For me that was inexcusable.

I’m not sure how heavy it could actually have been. Surely a Superjet can’t carry all that much fuel in the first place.

Dumping was mentioned, but as best I can tell the Superjet is one of many types that do not have this capability. And in that case you’d expect overweight landings to have been something done in training in the sims.

Miscalculation is the wrong word. Misjudging is more appropriate. Their approach speed is higher, sink rate higher, and there is more inertia to arrest. So, the flare has to be started earlier. It’s not a huge issue if it’s something you’ve practiced, but out of the blue there would be a fair chance of getting it wrong. I recently saw a video of a QF 787 that turned back to London, and apparently did not dump its fuel prior to landing, and that landing was a bit of a shocker. That would have been a totally financial decision, which I do consider foolish.

Anyway there’s a fair chance of thumping it in. But, the inexcusable bit comes immediately afterwards. There is a well known bounce cycle in aviation, in which the aircraft bounces, is forced back on to the ground and hits even harder, and bounces again. It is mostly seen in light aircraft, and invariably ends in an arrival that is so hard that it removes the undercarriage. You’re supposed to take high bounces around, and the failure to do so is the trigger for all of this.

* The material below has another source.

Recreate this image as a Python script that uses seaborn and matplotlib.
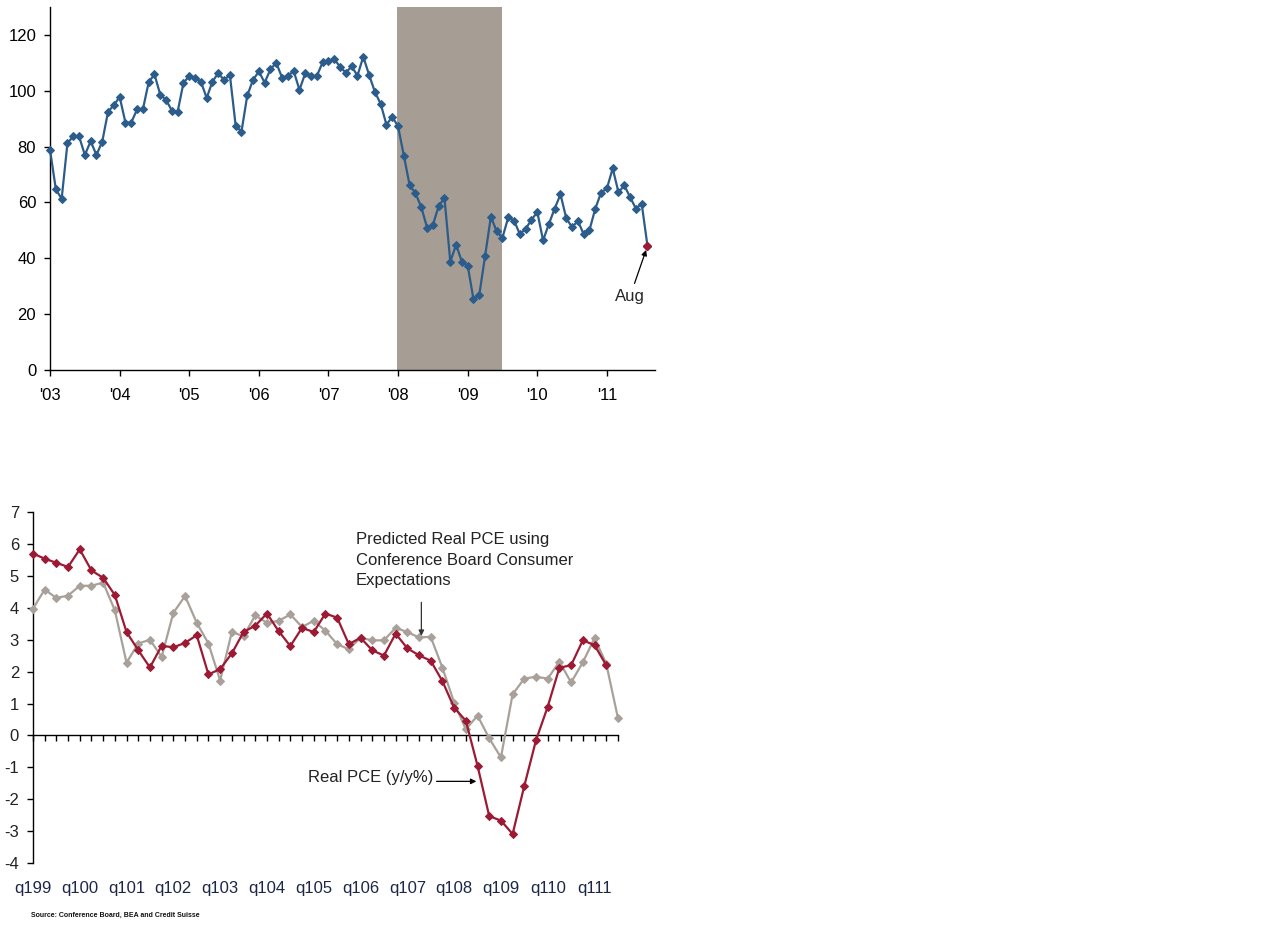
import numpy as np
import pandas as pd
import seaborn as sns
import matplotlib.pyplot as plt

# Conference Board consumer expectations, monthly Jan 2003 - Aug 2011
expectations = [
    78.8, 64.7, 61.3, 81.2, 83.7, 83.7, 77.0, 81.9, 77.0, 81.8, 92.5, 94.8,
    97.8, 88.6, 88.6, 93.3, 93.3, 103.0, 105.9, 98.6, 96.7, 92.9, 92.5, 102.8,
    105.3, 104.7, 103.3, 97.4, 103.3, 106.3, 103.8, 105.7, 87.5, 85.3, 98.3, 103.9,
    106.9, 102.9, 107.7, 110.0, 104.7, 105.3, 107.1, 100.3, 106.3, 105.3, 105.3, 110.2,
    110.7, 111.4, 108.5, 106.5, 108.7, 105.4, 112.2, 105.7, 99.6, 95.3, 87.8, 90.7,
    87.2, 76.7, 66.1, 63.3, 58.3, 51.0, 51.9, 58.7, 61.6, 38.8, 44.8, 38.8,
    37.4, 25.3, 26.9, 40.8, 54.9, 49.6, 47.4, 54.7, 53.5, 48.6, 50.6, 53.7,
    56.6, 46.4, 52.3, 57.8, 62.9, 54.3, 51.1, 53.4, 48.6, 50.1, 57.8, 63.5,
    65.0, 72.2, 63.6, 66.1, 61.9, 57.8, 59.5, 44.4,
]
start_year = 2003
year_ticks = list(range(2003, 2012))
year_labels = ["'03", "'04", "'05", "'06", "'07", "'08", "'09", "'10", "'11"]
recession = (2007.99, 2009.5)

# Quarterly, q1 1999 onwards
real_pce = [
    5.70, 5.54, 5.41, 5.28, 5.83, 5.17, 4.94, 4.40, 3.24, 2.67,
    2.13, 2.81, 2.76, 2.90, 3.14, 1.91, 2.08, 2.57, 3.24, 3.44,
    3.82, 3.27, 2.80, 3.37, 3.24, 3.82, 3.69, 2.86, 3.06, 2.67,
    2.50, 3.19, 2.73, 2.51, 2.34, 1.70, 0.87, 0.46, -0.95, -2.53,
    -2.67, -3.09, -1.58, -0.15, 0.90, 2.12, 2.20, 2.98, 2.83, 2.20,
]
predicted_pce = [
    3.97, 4.57, 4.31, 4.38, 4.69, 4.69, 4.79, 3.92, 2.28, 2.88,
    3.00, 2.46, 3.84, 4.37, 3.53, 2.88, 1.72, 3.24, 3.11, 3.76,
    3.53, 3.59, 3.79, 3.40, 3.59, 3.28, 2.86, 2.70, 3.06, 2.98,
    2.98, 3.37, 3.24, 3.07, 3.09, 2.12, 1.03, 0.19, 0.62, -0.09,
    -0.69, 1.29, 1.78, 1.84, 1.78, 2.31, 1.66, 2.29, 3.05, 2.25,
    0.55,
]
quarter_labels = ["q199", "q100", "q101", "q102", "q103", "q104",
                  "q105", "q106", "q107", "q108", "q109", "q110", "q111"]

BLUE = "#2b5c8b"
RED = "#9c1a33"
GREY = "#a9a199"
SHADE = "#a69d94"

sns.set_style("white")
plt.rcParams["font.family"] = ["Liberation Sans", "DejaVu Sans"]
plt.rcParams["axes.unicode_minus"] = False

fig = plt.figure(figsize=(12.67, 9.3), dpi=100)

# %% top panel: expectations index
ax1 = fig.add_axes([0.0395, 0.6022, 0.4775, 0.3903])
df1 = pd.DataFrame({"t": start_year + np.arange(len(expectations)) / 12,
                    "v": expectations})
ax1.axvspan(*recession, color=SHADE, lw=0, zorder=0)
sns.lineplot(data=df1, x="t", y="v", ax=ax1, color=BLUE, lw=1.6,
             marker="D", markersize=4.3, markeredgecolor=BLUE, zorder=3,
             clip_on=False)
last = df1.iloc[-1]
ax1.plot(last["t"], last["v"], "D", color=RED, markersize=4.3, zorder=4,
         clip_on=False)
ax1.annotate("Aug", xy=(last["t"], last["v"]), xytext=(2011.33, 26.2),
             ha="center", va="center", fontsize=12,
             arrowprops=dict(arrowstyle="-|>", color="black", lw=0.9,
                             shrinkA=2, shrinkB=3, mutation_scale=8))
ax1.set_xlim(2003, 2003 + 104.3 / 12)
ax1.set_ylim(0, 130)
ax1.set_yticks(range(0, 121, 20))
ax1.set_xticks(year_ticks)
ax1.set_xticklabels(year_labels)
ax1.set_xlabel("")
ax1.set_ylabel("")
for s in ["top", "right"]:
    ax1.spines[s].set_visible(False)
for s in ["left", "bottom"]:
    ax1.spines[s].set_color("black")
    ax1.spines[s].set_linewidth(1.0)
ax1.tick_params(axis="both", direction="out", length=4, width=1.0,
                color="black", labelsize=12, labelcolor="black",
                bottom=True, left=True)
ax1.tick_params(axis="x", pad=9)
ax1.tick_params(axis="y", pad=6)

# %% bottom panel: real PCE vs predicted
ax2 = fig.add_axes([0.026, 0.072, 0.4617, 0.3774])
df_pred = pd.DataFrame({"q": np.arange(len(predicted_pce)), "v": predicted_pce})
df_real = pd.DataFrame({"q": np.arange(len(real_pce)), "v": real_pce})
sns.lineplot(data=df_pred, x="q", y="v", ax=ax2, color=GREY, lw=1.6,
             marker="D", markersize=4.3, markeredgecolor=GREY, zorder=3,
             clip_on=False)
sns.lineplot(data=df_real, x="q", y="v", ax=ax2, color=RED, lw=1.6,
             marker="D", markersize=4.3, markeredgecolor=RED, zorder=4,
             clip_on=False)
ax2.set_xlim(0, len(predicted_pce) - 1)
ax2.set_ylim(-4, 7)
ax2.set_yticks(range(-4, 8))
ax2.set_xticks(range(len(predicted_pce)))
ax2.set_xticklabels([])
ax2.set_xlabel("")
ax2.set_ylabel("")
ax2.spines["bottom"].set_position(("data", 0))
for s in ["top", "right"]:
    ax2.spines[s].set_visible(False)
for s in ["left", "bottom"]:
    ax2.spines[s].set_color("black")
    ax2.spines[s].set_linewidth(1.0)
ax2.tick_params(axis="both", direction="out", length=4, width=1.0,
                color="black", labelsize=12, labelcolor="#222222",
                bottom=True, left=True)
ax2.tick_params(axis="y", pad=6)

sec = ax2.secondary_xaxis(0.0)
sec.set_xticks(range(0, len(quarter_labels) * 4, 4))
sec.set_xticklabels(quarter_labels)
sec.tick_params(length=0, pad=13, labelsize=12, labelcolor="#1c2748")
sec.spines["bottom"].set_visible(False)

ax2.text(27.6, 6.36, "Predicted Real PCE using\nConference Board Consumer\nExpectations",
         ha="left", va="top", fontsize=12, color="#222222", linespacing=1.42)
ax2.annotate("", xy=(33.2, 3.12), xytext=(33.2, 4.17),
             arrowprops=dict(arrowstyle="-|>", color="#333333", lw=0.9,
                             shrinkA=0, shrinkB=0, mutation_scale=8))
ax2.text(23.5, -1.32, "Real PCE (y/y%)", ha="left", va="center",
         fontsize=12, color="#222222")
ax2.annotate("", xy=(37.9, -1.44), xytext=(34.5, -1.44),
             arrowprops=dict(arrowstyle="-|>", color="black", lw=0.9,
                             shrinkA=0, shrinkB=0, mutation_scale=8))

fig.text(0.0245, 0.016, "Source: Conference Board, BEA and Credit Suisse",
         fontsize=5, fontweight="bold", color="#111111", va="center")

fig.savefig("out.png", dpi=100)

Historically, we did overweight landings in the occasional 767-200 sim. It couldn’t dump, but the -300 could. I don’t recall ever doing one on the 747. In the 380 they were practiced quite a lot. That was because it couldn’t actually dump enough of the fuel to get to max landing weight, but also because it had so much, that even if you could dump, it may take longer than you wanted to be flying. We did let the autopilot do it if possible, but, as it’s a sim, dropping an autopilot stuff up in to the mix was also likely. A QF380 did a manual overweight landing in Sydney a few years ago, after a flap issue on departure. It was beautiful to watch.